For much of the season, the Falcons have been a team that has largely done the small things right. They don’t turn the ball over, they don’t get penalized and they don’t beat themselves. But in the past two weeks, they’ve had trouble getting out of their own way. They blew several opportunities to beat the Saints on Monday night and even in their 31-10 win over the Panthers on Sunday, they missed opportunities that would have cost them against a better opponent. The offense failed to convert on two fourth down plays in Carolina territory and Michael Turner once again fumbled inside the 10-yard line. That’s twice in the past two weeks he’s put the ball on the ground when the Falcons were closing in on points. Does this mean Atlanta is primed for a fall in the playoffs? No, but the week off should do this team a world of good. It will allow the players and coaching staff to relax, re-focus and re-energize. The regular season is a grind and the Falcons did it: they earned the top seed in the NFC. But now isn’t the time for any team to lose its edge.
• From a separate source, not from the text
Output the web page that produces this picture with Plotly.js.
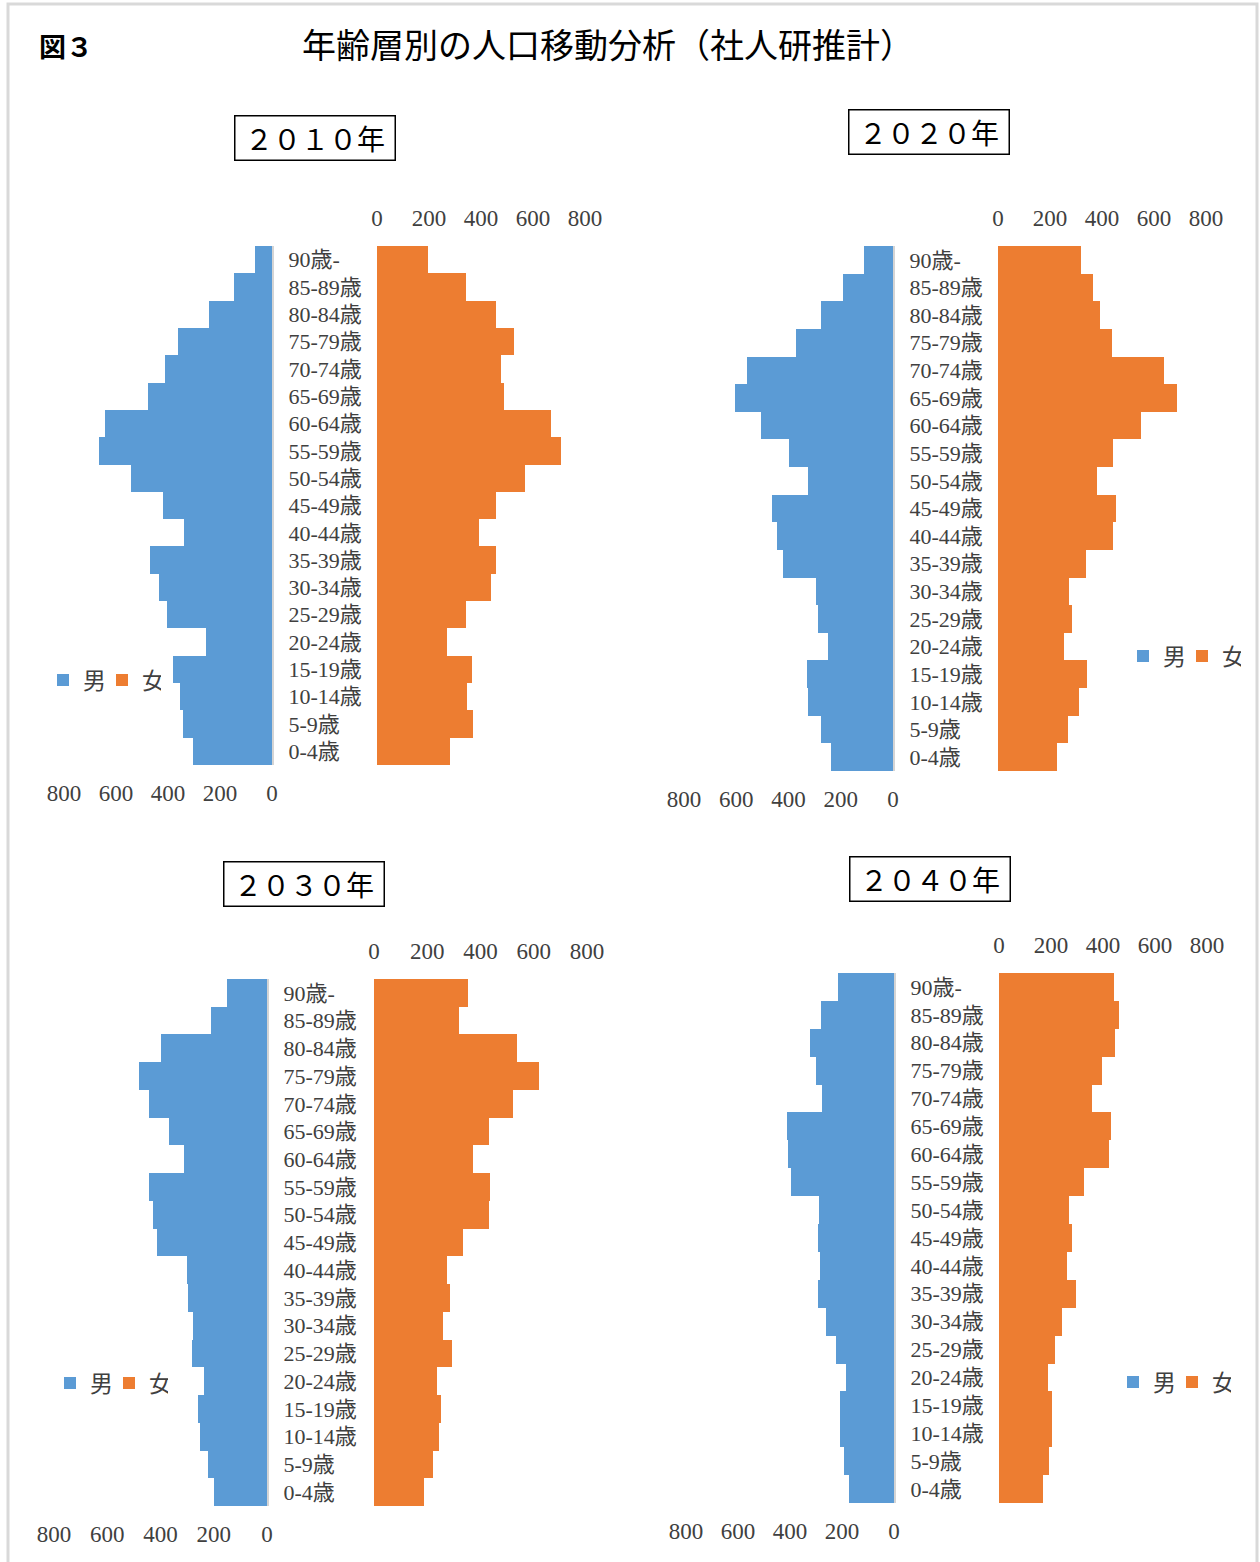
<!DOCTYPE html>
<html>
<head>
<meta charset="utf-8">
<script src="https://cdn.plot.ly/plotly-3.0.1.min.js"></script>
<style>
  html, body { margin: 0; padding: 0; background: #ffffff; overflow: hidden; }
  #chart { width: 1260px; height: 1562px; overflow: hidden; }
</style>
</head>
<body>
<div id="chart"></div>
<script>
// ---------------- DATA ----------------
const ageGroups = ['0-4歳','5-9歳','10-14歳','15-19歳','20-24歳','25-29歳','30-34歳','35-39歳','40-44歳','45-49歳','50-54歳','55-59歳','60-64歳','65-69歳','70-74歳','75-79歳','80-84歳','85-89歳','90歳-'];
const years = ['２０１０年','２０２０年','２０３０年','２０４０年'];
const seriesNames = ['男','女'];
const axisTicks = [0, 200, 400, 600, 800];

const male2010   = [303,344,353,380,254,404,436,469,337,421,543,664,641,476,410,363,243,147,64];
const female2010 = [280,370,346,367,270,341,439,457,391,459,569,707,670,487,477,526,459,343,196];
const male2020   = [237,275,325,329,249,286,295,420,445,464,325,400,507,604,559,373,277,192,111];
const female2020 = [226,271,311,344,255,285,272,339,443,453,381,441,551,687,640,440,392,366,318];
const male2030   = [199,223,252,260,237,281,279,296,299,414,430,443,311,369,444,479,399,209,150];
const female2030 = [189,221,245,251,238,294,260,287,275,333,431,435,373,433,523,621,538,318,352];
const male2040   = [175,193,207,207,183,223,261,293,283,293,288,396,406,410,278,301,322,280,217];
const female2040 = [170,192,203,203,187,216,244,295,263,280,268,325,422,430,358,395,447,462,441];

const maleSeries = [male2010, male2020, male2030, male2040];
const femaleSeries = [female2010, female2020, female2030, female2040];

// ---------------- LAYOUT GEOMETRY (pixels) ----------------
const W = 1260, H = 1562;
const fx = p => p / W;
const fy = p => 1 - p / H;

const panels = [
  { male: [64, 272],   female: [377, 585],   y: [246, 765],   box: [314.5, 138.5], legend: [43, 680] },
  { male: [684, 893],  female: [998, 1206],  y: [246, 771],   box: [929, 131.5],   legend: [1123, 656] },
  { male: [54, 267],   female: [374, 587],   y: [979, 1506],  box: [304, 884.5],   legend: [50, 1383] },
  { male: [686, 894],  female: [999, 1207],  y: [973, 1503],  box: [930, 878.5],   legend: [1113, 1382] }
];

const BLUE = '#5B9BD5';
const ORANGE = '#ED7D31';
const TEXT = '#404040';
const xTickFont = { family: 'Liberation Serif, "Noto Sans CJK JP", serif', size: 23, color: TEXT };
const yTickFont = { family: 'Liberation Serif, "Noto Sans CJK JP", serif', size: 22, color: TEXT };

const traces = [];
const layout = {
  width: W, height: H,
  margin: { l: 0, r: 0, t: 0, b: 0 },
  paper_bgcolor: '#ffffff',
  plot_bgcolor: 'rgba(0,0,0,0)',
  bargap: 0,
  barmode: 'overlay',
  showlegend: true,
  annotations: [],
  shapes: []
};

panels.forEach((p, i) => {
  const mx = 2 * i + 1, fxn = 2 * i + 2;
  const mxName = 'x' + mx, fxName = 'x' + fxn;
  const myName = 'y' + mx, fyName = 'y' + fxn;
  const legName = i === 0 ? 'legend' : 'legend' + (i + 1);

  traces.push({
    type: 'bar', orientation: 'h', name: seriesNames[0],
    y: ageGroups, x: maleSeries[i],
    xaxis: mxName, yaxis: myName,
    marker: { color: BLUE, line: { width: 0 } },
    legend: legName, hoverinfo: 'x+y'
  });
  traces.push({
    type: 'bar', orientation: 'h', name: seriesNames[1],
    y: ageGroups, x: femaleSeries[i],
    xaxis: fxName, yaxis: fyName,
    marker: { color: ORANGE, line: { width: 0 } },
    legend: legName, hoverinfo: 'x+y'
  });

  const xKeyM = 'xaxis' + mx, xKeyF = 'xaxis' + fxn;
  const yKeyM = 'yaxis' + mx, yKeyF = 'yaxis' + fxn;

  layout[xKeyM] = {
    domain: [fx(p.male[0]), fx(p.male[1])],
    anchor: myName, side: 'bottom',
    range: [800, 0], tickvals: axisTicks, ticktext: axisTicks.map(String),
    showgrid: false, zeroline: false, showline: false, ticks: '',
    tickfont: xTickFont, ticklabelstandoff: 12, fixedrange: true
  };
  layout[xKeyF] = {
    domain: [fx(p.female[0]), fx(p.female[1])],
    anchor: fyName, side: 'top',
    range: [0, 800], tickvals: axisTicks, ticktext: axisTicks.map(String),
    showgrid: false, zeroline: false, showline: false, ticks: '',
    tickfont: xTickFont, ticklabelstandoff: 14, fixedrange: true
  };
  layout[yKeyM] = {
    domain: [fy(p.y[1]), fy(p.y[0])],
    anchor: mxName, side: 'right',
    type: 'category', categoryorder: 'array', categoryarray: ageGroups,
    range: [-0.5, ageGroups.length - 0.5],
    showgrid: false, zeroline: false,
    showline: true, linecolor: '#d4d4d4', linewidth: 2,
    ticks: '', tickfont: yTickFont, ticklabelstandoff: 10, fixedrange: true
  };
  layout[yKeyF] = {
    domain: [fy(p.y[1]), fy(p.y[0])],
    anchor: fxName, side: 'left',
    type: 'category', categoryorder: 'array', categoryarray: ageGroups,
    range: [-0.5, ageGroups.length - 0.5],
    showgrid: false, zeroline: false, showline: false,
    showticklabels: false, ticks: '', fixedrange: true
  };

  layout[legName] = {
    orientation: 'h',
    x: fx(p.legend[0]), y: fy(p.legend[1]),
    xanchor: 'left', yanchor: 'middle',
    xref: 'paper', yref: 'paper',
    font: { family: '"Noto Sans CJK JP", sans-serif', size: 23, color: TEXT },
    bgcolor: 'rgba(0,0,0,0)', borderwidth: 0,
    entrywidth: 14, entrywidthmode: 'pixels',
    traceorder: 'normal', itemclick: false, itemdoubleclick: false
  };

  layout.annotations.push({
    text: years[i],
    xref: 'paper', yref: 'paper',
    x: fx(p.box[0]), y: fy(p.box[1]),
    xanchor: 'center', yanchor: 'middle',
    showarrow: false,
    font: { family: '"Noto Sans CJK JP", serif', size: 28, color: '#000000' },
    bordercolor: '#000000', borderwidth: 1.5, borderpad: 3,
    width: 153, height: 37, align: 'center', valign: 'middle'
  });
});

// Figure title and label
layout.annotations.push({
  text: '年齢層別の人口移動分析（社人研推計）',
  xref: 'paper', yref: 'paper', x: fx(608), y: fy(44),
  xanchor: 'center', yanchor: 'middle', showarrow: false,
  font: { family: '"Noto Sans CJK JP", sans-serif', size: 34, color: '#000000' }
});
layout.annotations.push({
  text: '<b>図３</b>',
  xref: 'paper', yref: 'paper', x: fx(37), y: fy(45),
  xanchor: 'left', yanchor: 'middle', showarrow: false,
  font: { family: '"Noto Sans CJK JP", sans-serif', size: 27, color: '#000000' }
});

// Outer frame (light grey)
layout.shapes.push({
  type: 'rect', xref: 'paper', yref: 'paper',
  x0: fx(8), x1: fx(1257), y0: fy(1575), y1: fy(4),
  line: { color: '#d9d9d9', width: 3 }, fillcolor: 'rgba(0,0,0,0)', layer: 'below'
});

Plotly.newPlot('chart', traces, layout, { displayModeBar: false, staticPlot: true });
</script>
</body>
</html>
2. Weems is emerging as a weapon.
Eric Weems isn’t a household name but he will be soon if he continues to be a playmaker. A couple of weeks ago he returned a 102 yard kickoff return against the Bucs for a touchdown to spark a fourth quarter comeback. On Sunday, he took a 55-yard punt to the house to give the Falcons a 14-0 lead after Turner had fumbled inside the 10-yard line. Thanks to Turner, Matt Ryan, Roddy White and Tony Gonzalez, this team has a ton of playmakers on offense. But having that added weapon in the return game is huge, just as Devin Hester and DeSean Jackson have proved with the Bears and Eagles, respectively. Weems isn’t quite on Hester or Jackson’s level, but he’s been great for Atlanta this season.

3. The Panthers have a long row to hoe.
What a disaster this Carolina team is. John Fox smiled more on Sunday than he has all season and why shouldn’t he be happy? The Panthers are a mess and a massive project for the next head coach. They need to draft a quarterback but if Andrew Luck doesn’t come out, then there’s not a prospect worth taking at the No. 1 spot. So what does Carolina do? Take the best player available and hope that Jimmy Clausen develops by leaps and bounds over the summer? The Panthers also don’t have a pick in the second round next April, which is rather unfortunate considering how devoid of talent the roster is. I know the Rams turned things around quickly, but they also have an up and coming quarterback and a competent head coach. Carolina has neither of those.